(YOUR TASK): Each line of the data that includes the string "chart" is to be copied out.

- - -

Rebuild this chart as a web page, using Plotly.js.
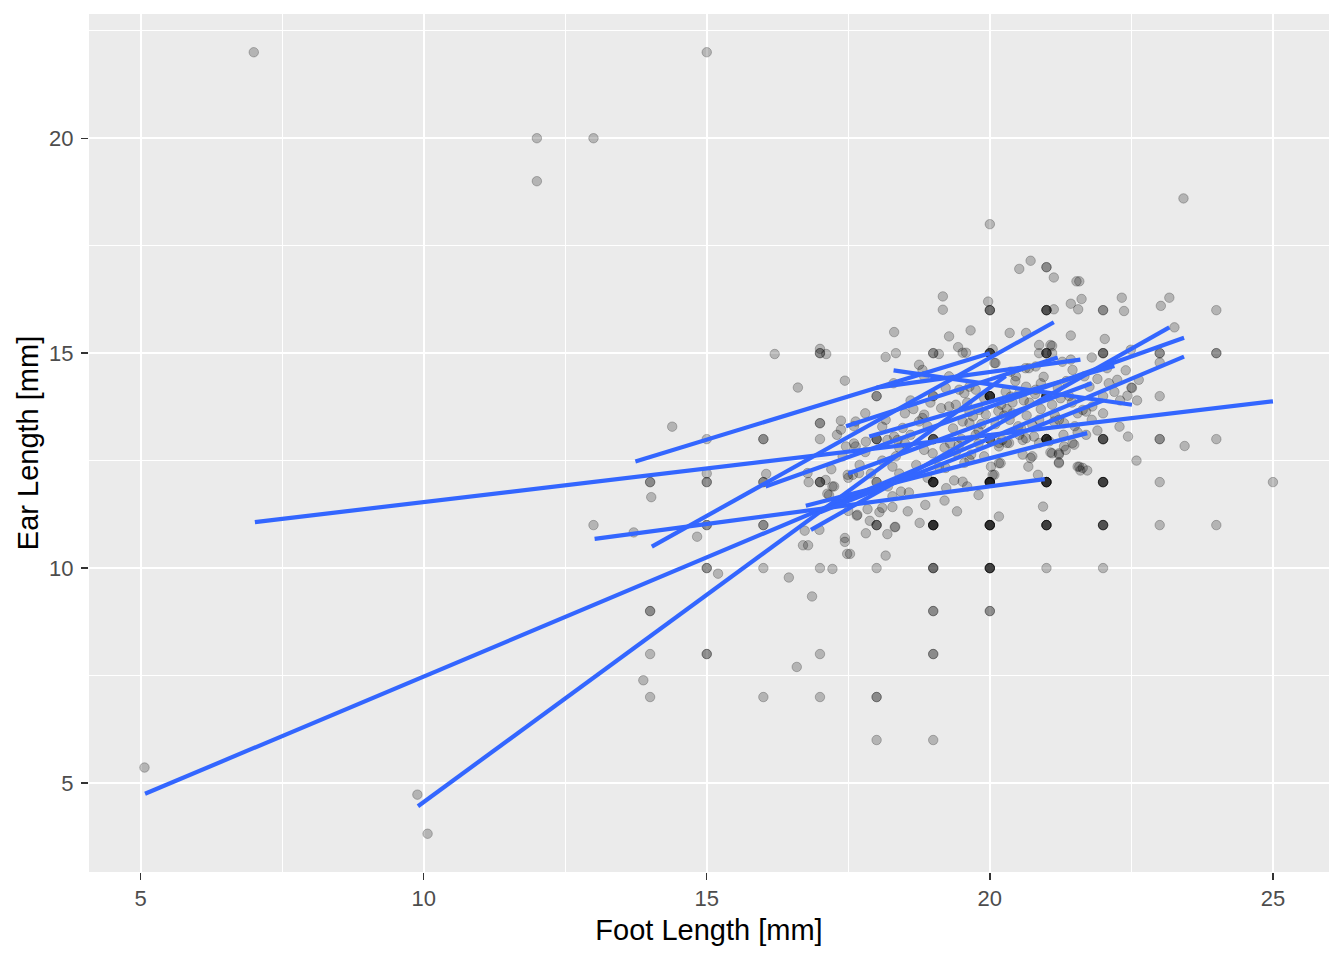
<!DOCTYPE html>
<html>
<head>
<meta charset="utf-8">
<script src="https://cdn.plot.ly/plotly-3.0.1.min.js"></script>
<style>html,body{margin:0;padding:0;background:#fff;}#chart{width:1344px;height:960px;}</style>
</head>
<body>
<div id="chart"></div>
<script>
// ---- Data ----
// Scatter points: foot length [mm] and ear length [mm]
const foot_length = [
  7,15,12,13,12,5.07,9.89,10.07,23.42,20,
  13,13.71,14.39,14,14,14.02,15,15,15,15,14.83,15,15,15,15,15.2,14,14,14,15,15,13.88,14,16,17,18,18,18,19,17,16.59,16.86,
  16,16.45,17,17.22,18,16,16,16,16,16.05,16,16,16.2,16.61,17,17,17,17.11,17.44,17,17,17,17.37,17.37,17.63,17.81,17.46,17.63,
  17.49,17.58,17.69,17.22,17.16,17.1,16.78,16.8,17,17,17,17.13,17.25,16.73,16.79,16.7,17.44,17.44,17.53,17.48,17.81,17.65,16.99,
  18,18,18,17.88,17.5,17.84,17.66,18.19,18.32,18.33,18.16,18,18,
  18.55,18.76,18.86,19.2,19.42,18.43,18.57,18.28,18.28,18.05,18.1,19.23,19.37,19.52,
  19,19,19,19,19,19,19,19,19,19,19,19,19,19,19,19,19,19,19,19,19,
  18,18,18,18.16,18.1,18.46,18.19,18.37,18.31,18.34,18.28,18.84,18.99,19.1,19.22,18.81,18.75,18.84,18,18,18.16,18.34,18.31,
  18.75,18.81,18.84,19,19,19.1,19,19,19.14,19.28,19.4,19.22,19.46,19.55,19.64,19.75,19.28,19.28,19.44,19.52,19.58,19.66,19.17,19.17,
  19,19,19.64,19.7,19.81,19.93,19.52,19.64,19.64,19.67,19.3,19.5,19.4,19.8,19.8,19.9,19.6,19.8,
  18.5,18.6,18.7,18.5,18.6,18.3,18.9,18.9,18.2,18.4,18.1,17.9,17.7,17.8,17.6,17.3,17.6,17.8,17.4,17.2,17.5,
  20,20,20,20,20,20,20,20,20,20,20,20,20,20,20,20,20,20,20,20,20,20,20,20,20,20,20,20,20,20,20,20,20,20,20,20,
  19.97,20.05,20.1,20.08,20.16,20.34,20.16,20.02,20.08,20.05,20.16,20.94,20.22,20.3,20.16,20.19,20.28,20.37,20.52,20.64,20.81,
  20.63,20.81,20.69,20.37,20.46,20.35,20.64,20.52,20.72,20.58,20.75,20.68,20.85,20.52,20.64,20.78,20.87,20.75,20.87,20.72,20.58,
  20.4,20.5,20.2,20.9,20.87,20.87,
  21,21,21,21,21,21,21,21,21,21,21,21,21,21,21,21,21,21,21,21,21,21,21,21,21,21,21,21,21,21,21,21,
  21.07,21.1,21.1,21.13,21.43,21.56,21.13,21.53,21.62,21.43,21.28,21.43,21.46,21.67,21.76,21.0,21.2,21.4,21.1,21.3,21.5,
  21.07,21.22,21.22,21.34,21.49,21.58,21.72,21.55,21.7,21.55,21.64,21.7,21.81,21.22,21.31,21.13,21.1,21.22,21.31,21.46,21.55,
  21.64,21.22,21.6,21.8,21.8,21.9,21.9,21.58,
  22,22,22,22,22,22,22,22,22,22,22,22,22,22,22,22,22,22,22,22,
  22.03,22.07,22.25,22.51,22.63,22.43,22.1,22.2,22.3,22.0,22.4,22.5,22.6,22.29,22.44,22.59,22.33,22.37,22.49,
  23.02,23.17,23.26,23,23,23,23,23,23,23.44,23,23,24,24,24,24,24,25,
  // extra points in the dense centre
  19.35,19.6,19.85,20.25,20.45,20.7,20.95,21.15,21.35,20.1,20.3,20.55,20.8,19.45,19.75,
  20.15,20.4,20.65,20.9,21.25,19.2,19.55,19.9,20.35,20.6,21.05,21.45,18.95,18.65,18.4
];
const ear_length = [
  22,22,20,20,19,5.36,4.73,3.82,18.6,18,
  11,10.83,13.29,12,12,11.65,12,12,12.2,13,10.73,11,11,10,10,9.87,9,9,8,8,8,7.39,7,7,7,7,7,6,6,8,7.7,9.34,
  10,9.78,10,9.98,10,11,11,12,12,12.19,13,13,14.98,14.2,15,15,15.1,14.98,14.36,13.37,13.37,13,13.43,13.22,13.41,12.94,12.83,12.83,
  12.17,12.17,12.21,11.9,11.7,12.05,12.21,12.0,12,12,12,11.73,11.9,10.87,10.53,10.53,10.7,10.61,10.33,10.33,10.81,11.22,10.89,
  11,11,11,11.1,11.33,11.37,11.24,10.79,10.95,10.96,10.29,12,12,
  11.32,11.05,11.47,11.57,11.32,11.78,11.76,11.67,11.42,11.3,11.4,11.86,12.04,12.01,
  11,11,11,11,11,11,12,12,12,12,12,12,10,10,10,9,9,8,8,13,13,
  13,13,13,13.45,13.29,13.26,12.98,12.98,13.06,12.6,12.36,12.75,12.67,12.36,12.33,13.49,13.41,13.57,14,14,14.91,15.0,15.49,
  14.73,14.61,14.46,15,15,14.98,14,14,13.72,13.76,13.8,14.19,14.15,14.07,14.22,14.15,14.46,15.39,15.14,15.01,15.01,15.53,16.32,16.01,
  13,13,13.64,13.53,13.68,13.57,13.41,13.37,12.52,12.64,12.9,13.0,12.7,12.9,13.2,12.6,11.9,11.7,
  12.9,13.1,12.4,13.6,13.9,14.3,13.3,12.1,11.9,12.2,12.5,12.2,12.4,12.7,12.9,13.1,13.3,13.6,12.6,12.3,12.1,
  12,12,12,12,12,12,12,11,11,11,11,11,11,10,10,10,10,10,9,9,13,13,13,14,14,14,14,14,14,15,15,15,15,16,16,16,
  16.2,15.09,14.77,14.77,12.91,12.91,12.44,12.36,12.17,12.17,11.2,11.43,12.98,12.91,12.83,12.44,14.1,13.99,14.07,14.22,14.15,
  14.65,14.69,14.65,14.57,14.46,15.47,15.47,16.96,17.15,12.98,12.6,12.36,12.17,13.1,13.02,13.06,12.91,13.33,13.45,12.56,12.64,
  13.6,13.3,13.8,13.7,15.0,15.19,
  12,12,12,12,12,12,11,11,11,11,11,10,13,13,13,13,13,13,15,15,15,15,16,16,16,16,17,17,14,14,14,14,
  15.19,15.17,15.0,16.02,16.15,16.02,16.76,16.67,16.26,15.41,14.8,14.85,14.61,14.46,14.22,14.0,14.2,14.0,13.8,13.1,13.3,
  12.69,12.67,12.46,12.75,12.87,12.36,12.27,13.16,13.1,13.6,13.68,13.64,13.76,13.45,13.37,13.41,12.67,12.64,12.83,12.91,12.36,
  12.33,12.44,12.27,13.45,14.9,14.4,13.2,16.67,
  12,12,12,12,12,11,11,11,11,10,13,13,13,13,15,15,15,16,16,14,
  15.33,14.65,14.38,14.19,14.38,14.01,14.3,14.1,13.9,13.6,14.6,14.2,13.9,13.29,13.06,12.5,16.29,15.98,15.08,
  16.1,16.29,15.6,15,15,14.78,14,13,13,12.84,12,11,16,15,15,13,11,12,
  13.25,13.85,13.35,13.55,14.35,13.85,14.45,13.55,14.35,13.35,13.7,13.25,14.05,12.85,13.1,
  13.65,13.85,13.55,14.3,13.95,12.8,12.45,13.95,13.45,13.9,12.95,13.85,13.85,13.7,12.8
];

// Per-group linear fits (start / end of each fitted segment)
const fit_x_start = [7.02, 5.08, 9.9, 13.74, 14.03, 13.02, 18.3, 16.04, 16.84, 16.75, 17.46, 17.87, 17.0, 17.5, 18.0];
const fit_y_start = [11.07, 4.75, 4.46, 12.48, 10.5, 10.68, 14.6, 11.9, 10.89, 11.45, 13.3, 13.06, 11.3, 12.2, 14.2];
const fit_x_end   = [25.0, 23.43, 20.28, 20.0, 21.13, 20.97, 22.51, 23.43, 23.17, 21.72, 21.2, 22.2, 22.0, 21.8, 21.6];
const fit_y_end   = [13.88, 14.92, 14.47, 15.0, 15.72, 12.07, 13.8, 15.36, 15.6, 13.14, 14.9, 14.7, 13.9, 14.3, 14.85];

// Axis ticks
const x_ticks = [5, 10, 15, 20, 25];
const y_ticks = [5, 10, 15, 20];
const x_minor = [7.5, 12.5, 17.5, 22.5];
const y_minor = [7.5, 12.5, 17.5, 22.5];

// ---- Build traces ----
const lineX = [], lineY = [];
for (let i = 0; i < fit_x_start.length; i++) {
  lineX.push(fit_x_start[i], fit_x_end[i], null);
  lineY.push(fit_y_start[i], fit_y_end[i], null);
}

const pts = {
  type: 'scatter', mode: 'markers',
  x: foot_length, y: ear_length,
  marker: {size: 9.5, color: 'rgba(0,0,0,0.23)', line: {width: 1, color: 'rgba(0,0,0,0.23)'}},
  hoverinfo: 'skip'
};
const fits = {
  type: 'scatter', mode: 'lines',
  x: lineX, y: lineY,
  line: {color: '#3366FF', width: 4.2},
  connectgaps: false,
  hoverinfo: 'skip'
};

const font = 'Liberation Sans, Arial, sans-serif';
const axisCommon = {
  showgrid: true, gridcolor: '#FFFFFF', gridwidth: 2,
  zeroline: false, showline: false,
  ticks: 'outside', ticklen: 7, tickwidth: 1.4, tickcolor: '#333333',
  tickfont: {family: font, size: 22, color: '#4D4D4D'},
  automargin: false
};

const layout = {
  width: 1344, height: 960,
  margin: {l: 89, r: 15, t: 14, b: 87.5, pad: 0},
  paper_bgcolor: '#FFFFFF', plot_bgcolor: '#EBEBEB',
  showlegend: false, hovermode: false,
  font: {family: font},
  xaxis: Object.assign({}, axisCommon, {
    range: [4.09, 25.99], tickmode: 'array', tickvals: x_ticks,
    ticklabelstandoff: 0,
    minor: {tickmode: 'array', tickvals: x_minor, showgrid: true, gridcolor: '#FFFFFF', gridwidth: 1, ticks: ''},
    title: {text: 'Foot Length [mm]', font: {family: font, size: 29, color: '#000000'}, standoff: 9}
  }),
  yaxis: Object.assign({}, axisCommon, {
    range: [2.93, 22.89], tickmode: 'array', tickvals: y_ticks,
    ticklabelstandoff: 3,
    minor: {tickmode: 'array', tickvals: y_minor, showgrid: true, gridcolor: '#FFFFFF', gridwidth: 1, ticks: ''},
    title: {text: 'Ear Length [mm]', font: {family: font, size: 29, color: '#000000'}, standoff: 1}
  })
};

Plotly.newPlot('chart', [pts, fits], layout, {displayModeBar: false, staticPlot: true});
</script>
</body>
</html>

- - -

(IN RESPONSE):
Rebuild this chart as a web page, using Plotly.js.
<style>html,body{margin:0;padding:0;background:#fff;}#chart{width:1344px;height:960px;}</style>
<div id="chart"></div>
Plotly.newPlot('chart', [pts, fits], layout, {displayModeBar: false, staticPlot: true});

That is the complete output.